In contrast, he pointed to St Andrew East Central, represented by presidential challenger Dr Peter Phillips.

"With 290 registered party groups in the constituency, there would be a minimum membership of 2,900 delegates if each group has been registered with the bare minimum of 10 members," said Burke. "If 97 per cent of the members live, and/or vote in the constituency, this would mean 2,813 persons actually belong to the constituency, and would further mean that one of every 2.2 voters in the constituency would be a member of the PNP. This is a fantastic and extraordinary feat in a constituency ranked 39th in real PNP support and fourth from the bottom in terms of voter turnout of the electorate."

He said that in 2007, with the exception of two groups, all other groups in the constituency went into abeyance.
"If we are to believe what we see on paper, in terms of groups, this is clearly and indisputably and by far, the strongest and best organised constituency in Jamaica, not only today, but ever in the 70-year history of the PNP," said Burke.

He said his example was not influenced by Phillips' challenge, but merely because it was the constituency recorded with the most PNP groups in Jamaica. "If this was the constituency being represented by [PNP president] Comrade Portia Simpson Miller, I would be taking the very same position," said Burke.

In an apparent effort to prove that point, Burke referred to a 2003 report from the PNP's powerful Region 3, which he once headed, and which was published in the party's 65th annual conference report. That Region 3 report slammed Simpson Miller's St Andrew South West constituency for perpetuating the same fraud.

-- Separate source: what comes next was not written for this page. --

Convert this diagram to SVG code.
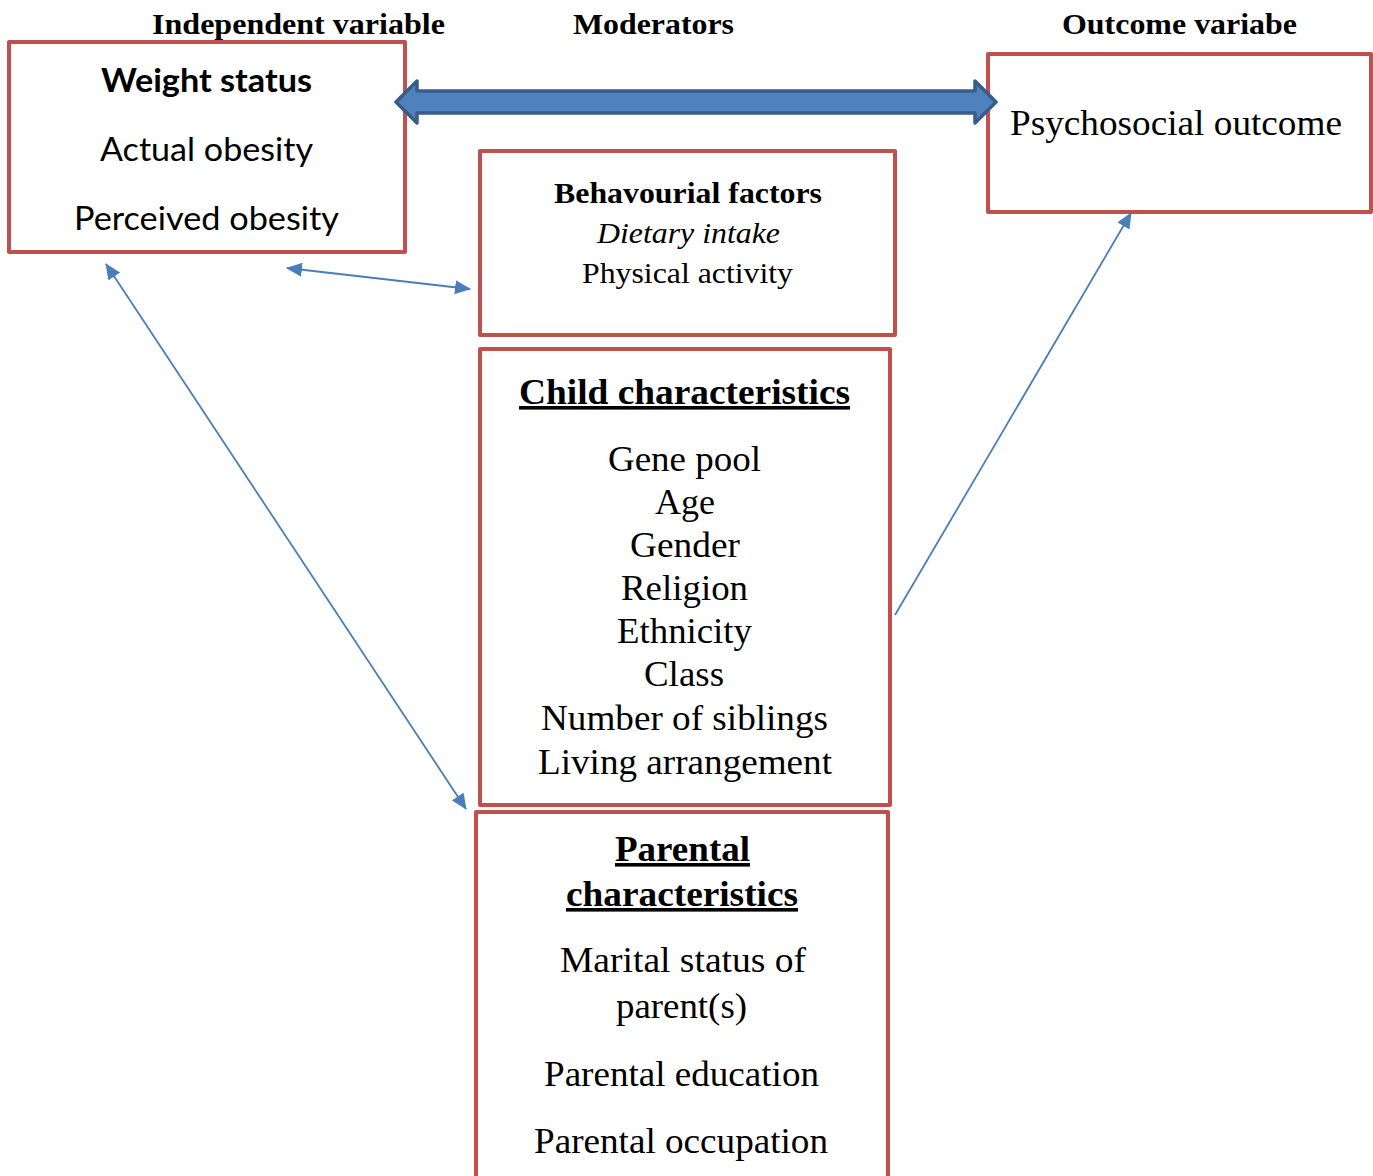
<svg xmlns="http://www.w3.org/2000/svg" width="1373" height="1176" viewBox="0 0 1373 1176">
<style>
.box{fill:#fff;stroke:#C0504D;stroke-width:4;stroke-linejoin:round;}
.serif{font-family:"Liberation Serif","Times New Roman",serif;fill:#000;text-anchor:middle;}
.sans{font-family:Lato,"Open Sans",sans-serif;fill:#000;text-anchor:middle;}
.hdr{font-size:30px;font-weight:bold;}
.ln{stroke:#4A7EBB;stroke-width:1.8;fill:none;}
</style>
<defs>
<marker id="ah" viewBox="0 0 16 14" refX="15" refY="7" markerWidth="16" markerHeight="14" markerUnits="userSpaceOnUse" orient="auto-start-reverse">
<path d="M0,0 L16,7 L0,14 z" fill="#4A7EBB"/>
</marker>
</defs>
<rect width="1373" height="1176" fill="#fff"/>
<g id="headers">
<text class="serif hdr" x="298.5" y="34" textLength="293" lengthAdjust="spacingAndGlyphs">Independent variable</text>
<text class="serif hdr" x="653.5" y="34" textLength="161" lengthAdjust="spacingAndGlyphs">Moderators</text>
<text class="serif hdr" x="1179.5" y="34" textLength="235" lengthAdjust="spacingAndGlyphs">Outcome variabe</text>
</g>
<g id="weight">
<rect class="box" x="9" y="42" width="396" height="210"/>
<text class="sans" x="206.5" y="92" font-size="33" font-weight="bold" textLength="211" lengthAdjust="spacingAndGlyphs">Weight status</text>
<text class="sans" x="206.5" y="161" font-size="33" textLength="213" lengthAdjust="spacingAndGlyphs">Actual obesity</text>
<text class="sans" x="206.5" y="230" font-size="33" textLength="265" lengthAdjust="spacingAndGlyphs">Perceived obesity</text>
</g>
<g id="outcome">
<rect class="box" x="988" y="54" width="383" height="158"/>
<text class="serif" x="1176" y="135" font-size="36" textLength="332" lengthAdjust="spacingAndGlyphs">Psychosocial outcome</text>
</g>
<g id="behaviour">
<rect class="box" x="480" y="151" width="415" height="184"/>
<text class="serif" x="688" y="203" font-size="30" font-weight="bold" textLength="268" lengthAdjust="spacingAndGlyphs">Behavourial factors</text>
<text class="serif" x="688.5" y="243" font-size="30" font-style="italic" textLength="183" lengthAdjust="spacingAndGlyphs">Dietary intake</text>
<text class="serif" x="687.5" y="283" font-size="30" textLength="211" lengthAdjust="spacingAndGlyphs">Physical activity</text>
</g>
<g id="child">
<rect class="box" x="480" y="349" width="410" height="456"/>
<text class="serif" x="684.5" y="404" font-size="36" font-weight="bold" text-decoration="underline" textLength="331" lengthAdjust="spacingAndGlyphs">Child characteristics</text>
<text class="serif" x="684.5" y="471" font-size="36" textLength="153" lengthAdjust="spacingAndGlyphs">Gene pool</text>
<text class="serif" x="685" y="514" font-size="36" textLength="60" lengthAdjust="spacingAndGlyphs">Age</text>
<text class="serif" x="685" y="557" font-size="36" textLength="110" lengthAdjust="spacingAndGlyphs">Gender</text>
<text class="serif" x="684.5" y="600" font-size="36" textLength="127" lengthAdjust="spacingAndGlyphs">Religion</text>
<text class="serif" x="684.5" y="643" font-size="36" textLength="135" lengthAdjust="spacingAndGlyphs">Ethnicity</text>
<text class="serif" x="684" y="686" font-size="36" textLength="80" lengthAdjust="spacingAndGlyphs">Class</text>
<text class="serif" x="684.5" y="730" font-size="36" textLength="287" lengthAdjust="spacingAndGlyphs">Number of siblings</text>
<text class="serif" x="685" y="774" font-size="36" textLength="294" lengthAdjust="spacingAndGlyphs">Living arrangement</text>
</g>
<g id="parental">
<rect class="box" x="476" y="812" width="412" height="370"/>
<text class="serif" x="682.5" y="861" font-size="36" font-weight="bold" text-decoration="underline" textLength="135" lengthAdjust="spacingAndGlyphs">Parental</text>
<text class="serif" x="682" y="906" font-size="36" font-weight="bold" text-decoration="underline" textLength="232" lengthAdjust="spacingAndGlyphs">characteristics</text>
<text class="serif" x="683" y="972" font-size="36" textLength="246" lengthAdjust="spacingAndGlyphs">Marital status of</text>
<text class="serif" x="681.5" y="1018" font-size="36" textLength="131" lengthAdjust="spacingAndGlyphs">parent(s)</text>
<text class="serif" x="681.5" y="1086" font-size="36" textLength="275" lengthAdjust="spacingAndGlyphs">Parental education</text>
<text class="serif" x="681" y="1153" font-size="36" textLength="294" lengthAdjust="spacingAndGlyphs">Parental occupation</text>
</g>
<g id="connectors">
<path d="M396,102 L417,81 L417,91 L975,91 L975,81 L996,102 L975,123 L975,113 L417,113 L417,123 Z" fill="#4F81BD" stroke="#385D8A" stroke-width="3.5" stroke-linejoin="round"/>
<line class="ln" x1="287" y1="268" x2="470" y2="289" marker-start="url(#ah)" marker-end="url(#ah)"/>
<line class="ln" x1="106" y1="264" x2="466" y2="809" marker-start="url(#ah)" marker-end="url(#ah)"/>
<line class="ln" x1="895" y1="615" x2="1131" y2="213" marker-end="url(#ah)"/>
</g>
</svg>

"I am dealing with an issue and not any personality," said Burke, who campaigned for Simpson Miller in the 2006 PNP presidential election which she won.

When the matter of the large numbers of groups was raised publicly in early August, it was not denied by neither Phillips' Arise and Renew team nor the party secretariat, which said 290 groups were registered and fully functional.

On September 20, the party will elect either Simpson Miller or Dr Phillips as president. Phillips' challenge has re-opened divisions created by the 2006 contest which, political analysts said, contributed to the PNP's general election loss to the JLP last September.